[Exercise] Only the lines from the top of the listing below to the line that has "from matplotlib.patches import" should be echoed, with both ends kept and pictures left out.

+---+

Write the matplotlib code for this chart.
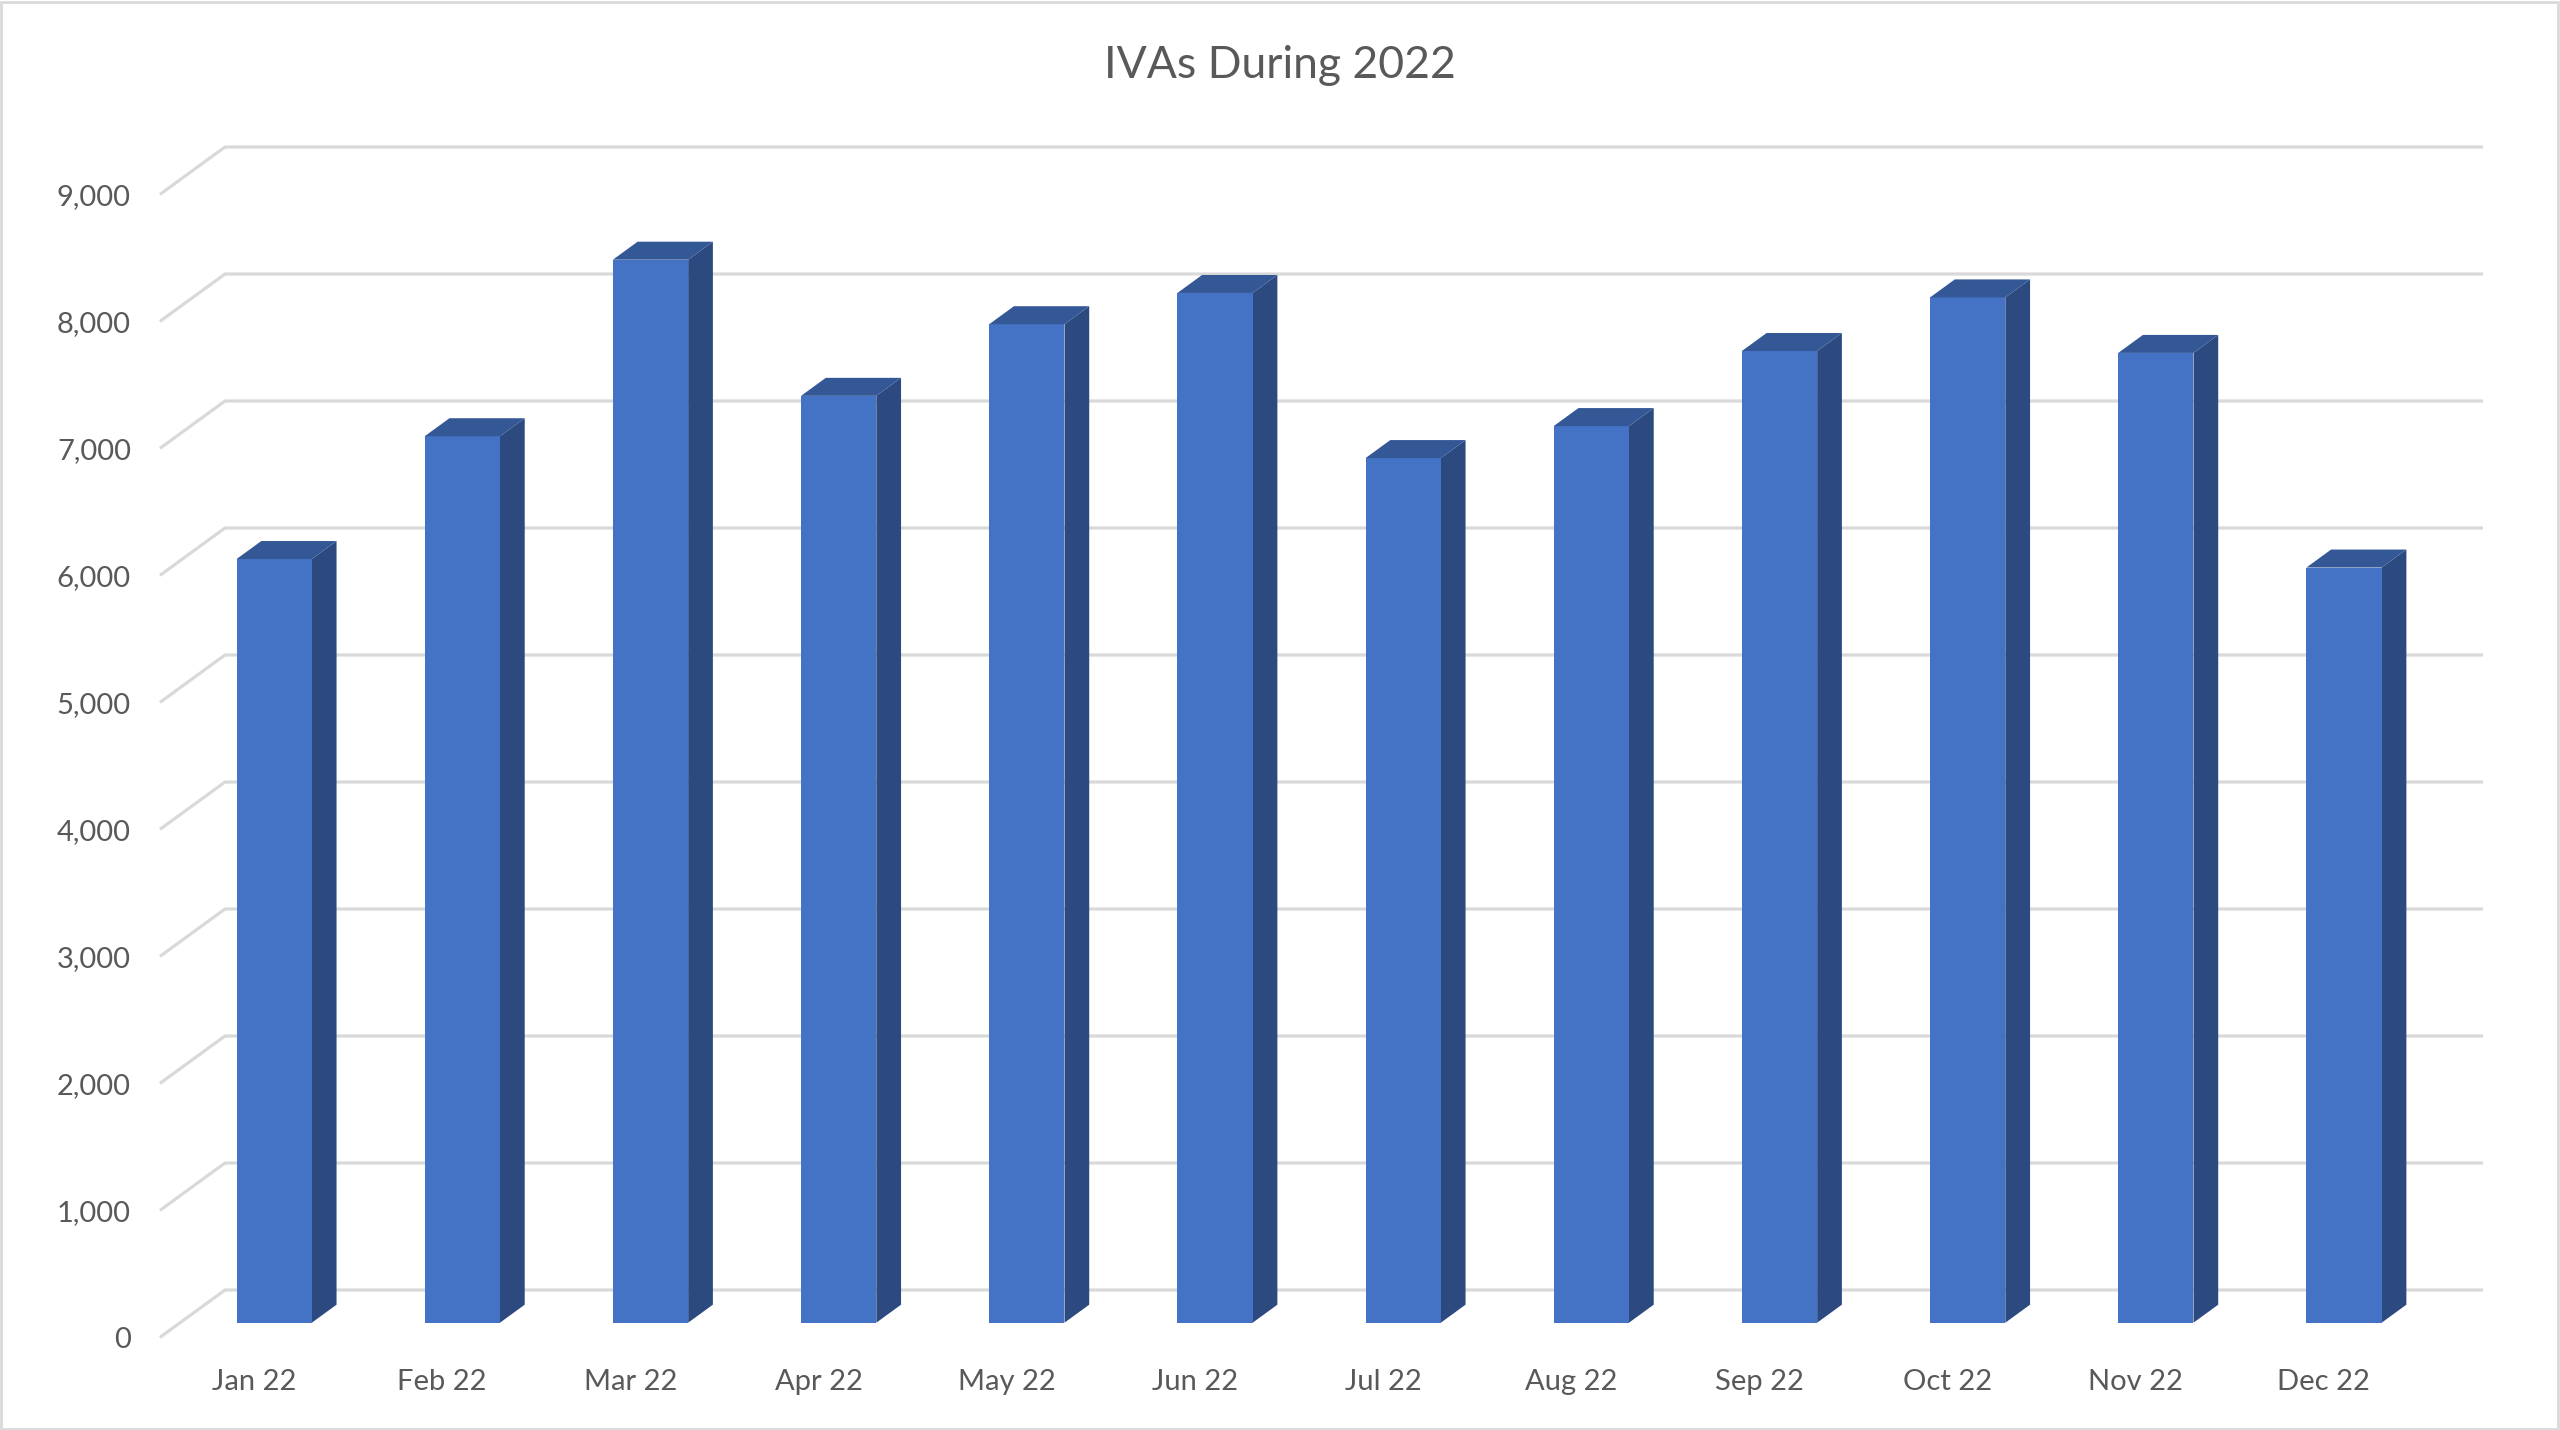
import numpy as np
import matplotlib.pyplot as plt
from matplotlib.patches import Polygon, Rectangle

# data
months = ['Jan 22', 'Feb 22', 'Mar 22', 'Apr 22', 'May 22', 'Jun 22',
          'Jul 22', 'Aug 22', 'Sep 22', 'Oct 22', 'Nov 22', 'Dec 22']
ivas = [6013, 6980, 8370, 7298, 7862, 8108, 6808, 7060, 7651, 8073, 7636, 5946]
yticks = [0, 1000, 2000, 3000, 4000, 5000, 6000, 7000, 8000, 9000]

front_col = '#4472C4'
side_col = '#2C4A80'
top_col = '#345796'
grid_col = '#D9D9D9'
text_col = '#595959'

plt.rcParams['font.family'] = ['Lato', 'DejaVu Sans']

W, H = 2560, 1430
fig = plt.figure(figsize=(W / 100, H / 100), dpi=100)
fig.patch.set_facecolor('white')

# the axes covers the back wall of the 3d box
ax = fig.add_axes([225 / W, 140 / H, 2258 / W, 1143 / H])
ax.set_xlim(0, 12)
ax.set_ylim(0, 9000)
ax.axis('off')

# oblique depth of the floor, in data units (x: slots, y: value)
DX = 0.3457
DY = 373.0
f_front, f_back = 0.69, 0.31   # bar depth, 0 = back wall, 1 = front edge
bw = 0.4                       # bar width as share of a slot

# gridlines: back wall + left side wall
for v in yticks:
    ax.plot([-DX, 0, 12], [v - DY, v, v], color=grid_col, lw=2.3,
            clip_on=False, zorder=1, solid_capstyle='butt')
    ax.annotate(f'{v:,}', xy=(-DX, v - DY), xytext=(-29, -3),
                textcoords='offset pixels', ha='right', va='center',
                fontsize=21, color=text_col, annotation_clip=False)

x = np.arange(len(months)) + 0.5
xf = x - f_front * DX
ax.bar(xf, ivas, width=bw, bottom=-f_front * DY, color=front_col,
       clip_on=False, zorder=3)

ddx = (f_front - f_back) * DX
ddy = (f_front - f_back) * DY
for xi, v in zip(xf, ivas):
    xl, xr = xi - bw / 2, xi + bw / 2
    b = -f_front * DY
    t = v - f_front * DY
    side = Polygon([(xr, b), (xr, t), (xr + ddx, t + ddy), (xr + ddx, b + ddy)],
                   closed=True, facecolor=side_col, edgecolor='none',
                   clip_on=False, zorder=2)
    top = Polygon([(xl, t), (xr, t), (xr + ddx, t + ddy), (xl + ddx, t + ddy)],
                  closed=True, facecolor=top_col, edgecolor='none',
                  clip_on=False, zorder=3)
    ax.add_patch(side)
    ax.add_patch(top)

for xi, m in zip(x - DX, months):
    ax.annotate(m, xy=(xi, -DY), xytext=(0, -45), textcoords='offset pixels',
                ha='center', va='center', fontsize=21, color=text_col,
                annotation_clip=False)

fig.text(0.5, 1 - 65 / H, 'IVAs During 2022', ha='center', va='center',
         fontsize=32, color=text_col)

# chart area border
fig.patches.append(Rectangle((1 / W, 1 / H), 1 - 3 / W, 1 - 3 / H,
                             transform=fig.transFigure, fill=False,
                             edgecolor=grid_col, lw=2))

fig.savefig('out.png', dpi=100, facecolor='white')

+---+

[In response]
Write the matplotlib code for this chart.
import numpy as np
import matplotlib.pyplot as plt
from matplotlib.patches import Polygon, Rectangle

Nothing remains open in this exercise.